SMC to submit $10-B airport proposal next week
Conglomerate San Miguel Corp. is poised to submit to President Aquino by Tuesday next week a proposal for a new international airport serving Metro Manila, president Ramon S. Ang said.
The $10-billion project proposal is aimed at providing a nearer alternative to Manila’s Ninoy Aquino International Airport, the country’s busiest gateway that has for the past years been suffering from congestion issues.
Ang said San Miguel, which is part owner of flag carrier Philippine Airlines, was readying the proposal for submission on April 29.
The move comes as the government, through the Department of Transportation and Communications, was exploring an alternative air gateway, which would likely involve reclaiming land around a former US naval base in Sangley Point, Cavite, south of Metro Manila.
The government and the private sector have been keen on identifying a new airport because the current alternative gateway, Clark International Airport in Pampanga, is located about an hour away from Metro Manila. This distance has made it difficult for Clark to lure passengers and major international carriers.
Transportation Secretary Joseph Abaya had said that the ideal location would be from 20 minutes to 30 minutes away from the capital district. Ang said San Miguel’s proposal satisfied this requirement, but he declined to elaborate.
A boom in tourism and trade were among the main draws in establishing an alternative airport. The Department of Tourism was banking on foreign arrivals to hit 10 million in 2016, up from close to 4.7 million visitors last year.

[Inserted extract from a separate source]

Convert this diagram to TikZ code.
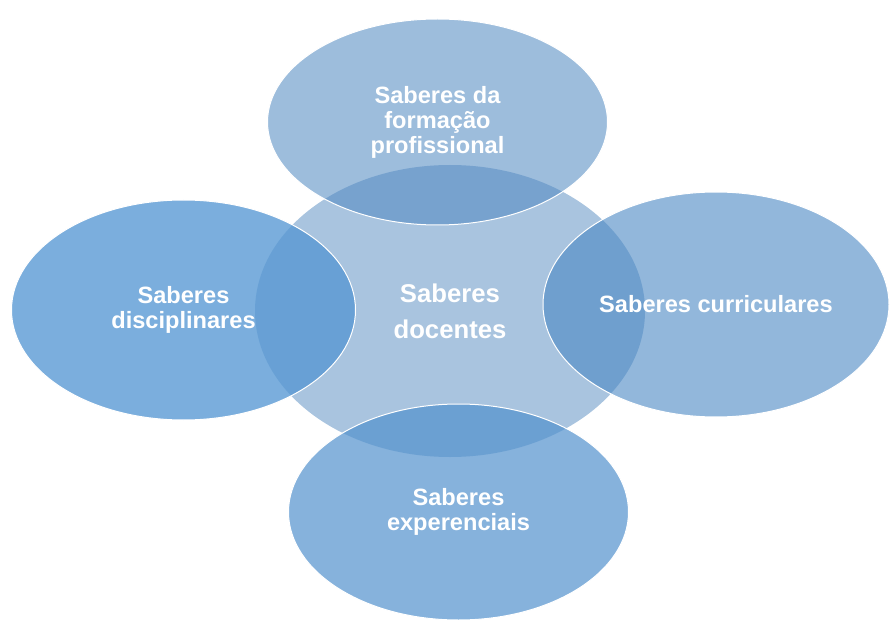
\documentclass[tikz,border=0pt]{standalone}
\usepackage{fontspec}
\setmainfont{Liberation Sans}
\usetikzlibrary{shapes.geometric}
\definecolor{cmid}{RGB}{169,196,223}
\definecolor{ctop}{RGB}{80,137,193}
\definecolor{cleft}{RGB}{86,151,211}
\definecolor{cright}{RGB}{73,135,195}
\definecolor{cbot}{RGB}{82,145,205}
\tikzset{
  blob/.style={ellipse, inner sep=0pt, outer sep=0pt, draw=white, line width=1pt,
    text=white, text opacity=1, draw opacity=1, align=center,
    font=\bfseries\fontsize{23.6}{25}\selectfont},
  midblob/.style={blob, draw=none, fill=cmid,
    font=\bfseries\fontsize{25.7}{36}\selectfont}
}
\begin{document}
\begin{tikzpicture}[x=1pt,y=-1pt]
\useasboundingbox (0,0) rectangle (891,620);
\node[midblob, minimum width=390pt, minimum height=292pt] (mid) at (450,311) {Saberes\\docentes};
\node[blob, fill=ctop, fill opacity=0.56, minimum width=340pt, minimum height=206pt] (top) at (437.5,122) {Saberes da\\formação\\profissional};
\node[blob, fill=cleft, fill opacity=0.78, minimum width=344pt, minimum height=220pt] (left) at (183.5,310) {Saberes\\disciplinares};
\node[blob, fill=cright, fill opacity=0.6, minimum width=346pt, minimum height=225pt] (right) at (716,304.5) {Saberes curriculares};
\node[blob, fill=cbot, fill opacity=0.7, minimum width=340pt, minimum height=216pt] (bot) at (458.5,512) {Saberes\\experenciais};
\end{tikzpicture}
\end{document}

Long-term targets also point to continued growth, according to the Japan International Cooperation Agency, which is helping the DOTC identify a site for a new airport.
Jica, in a 2011 study, said annual passenger forecasts for the greater capital region, which covers the National Capital Region and Regions 3 and 4A, would rise from about 50 million in 2020 to 106.7 million in 2040.
Abaya had said that the transportation department was still open to studying San Miguel’s proposal once it would be submitted. He reiterated, however, the government’s “bias” against unsolicited deals, saying they would still prefer an open and competitive bidding process.